Elephants, buffaloes and hippos were successfully darted, tagged and then given an antidote to bring them back from the anaesthetic effects of these drugs.
It was on August 16th of 1967, when Hugh Lamprey and I flew from Arusha to the Serengeti in his Piper Super Cub.
I had driven to Arusha in my Peugeot saloon car from Nairobi .
Our flight went across Manyara and over the escarpment which forms the western wall of the Great Rift Valley .
Oldonyo Lengai, the Mountain of God as the Maasai call it, was over to our right and a little later"we flew across the Ngorongoro Crater and then descended gradually across the vast Serengeti Plains.
Soon we approached Naabi Hill and finally landed at Seronera.
Next day we flew a short distance east and landed on the plains north of Lake Lagarja .
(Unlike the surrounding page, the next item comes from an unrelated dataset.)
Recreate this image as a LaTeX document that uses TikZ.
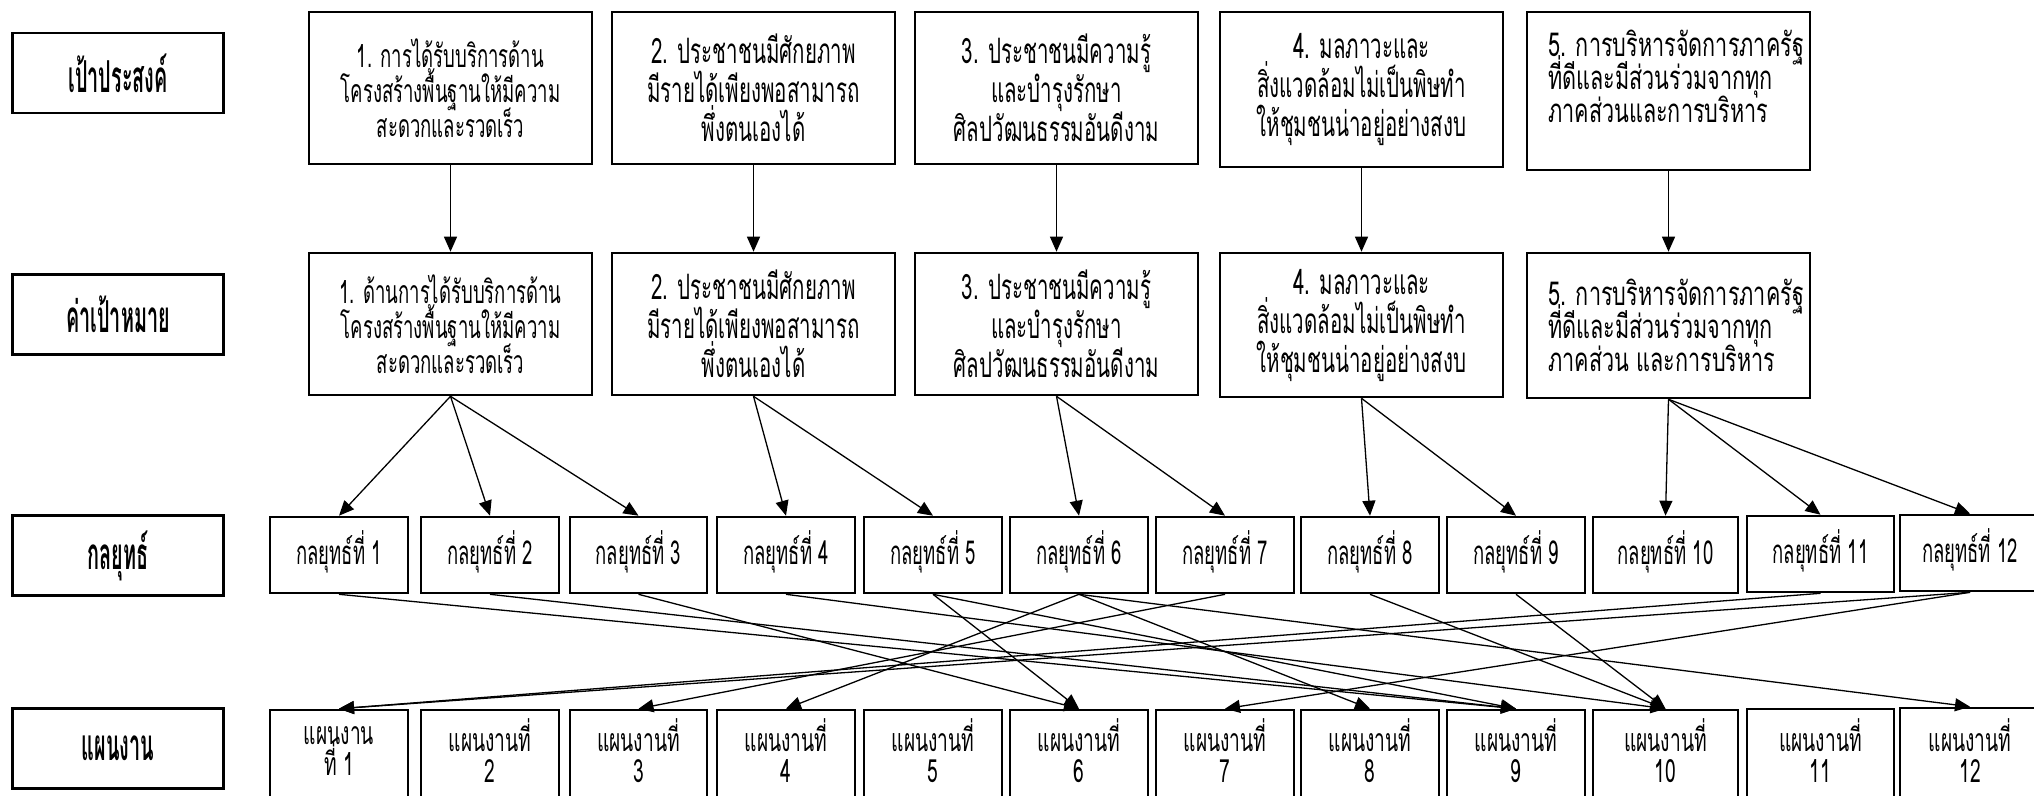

Hugh landed on an overgrazed patch of flat land.
There were no airstrips here.
About forty people were already gathered here.
These included lecturers from the College of African Wildlife Management , a couple of researchers, and game wardens from various countries in Africa .
They stood around an experimental exclosure set up by the Research Institute to determine the rate as well as the grazing effects and food preferences of the various herbivores on the species of grass which thrived on the Serengeti Plains.
Notable among lecturers was Tom Gilbert of the U.S. National Parks Service, Patrick Hemingway, Captain Frank Poppleton, Gilbert Child, Tony Sinclair, Anthony J. Mence who had succeeded Hugh Lamprey as the principal of the College of African Wildlife Management and Hans Kruuk who was doing research on Hyenas.
Lectures and demonstrations were conducted in the field and an American television crew covered all the action.
The men gathered there had formidable credentials.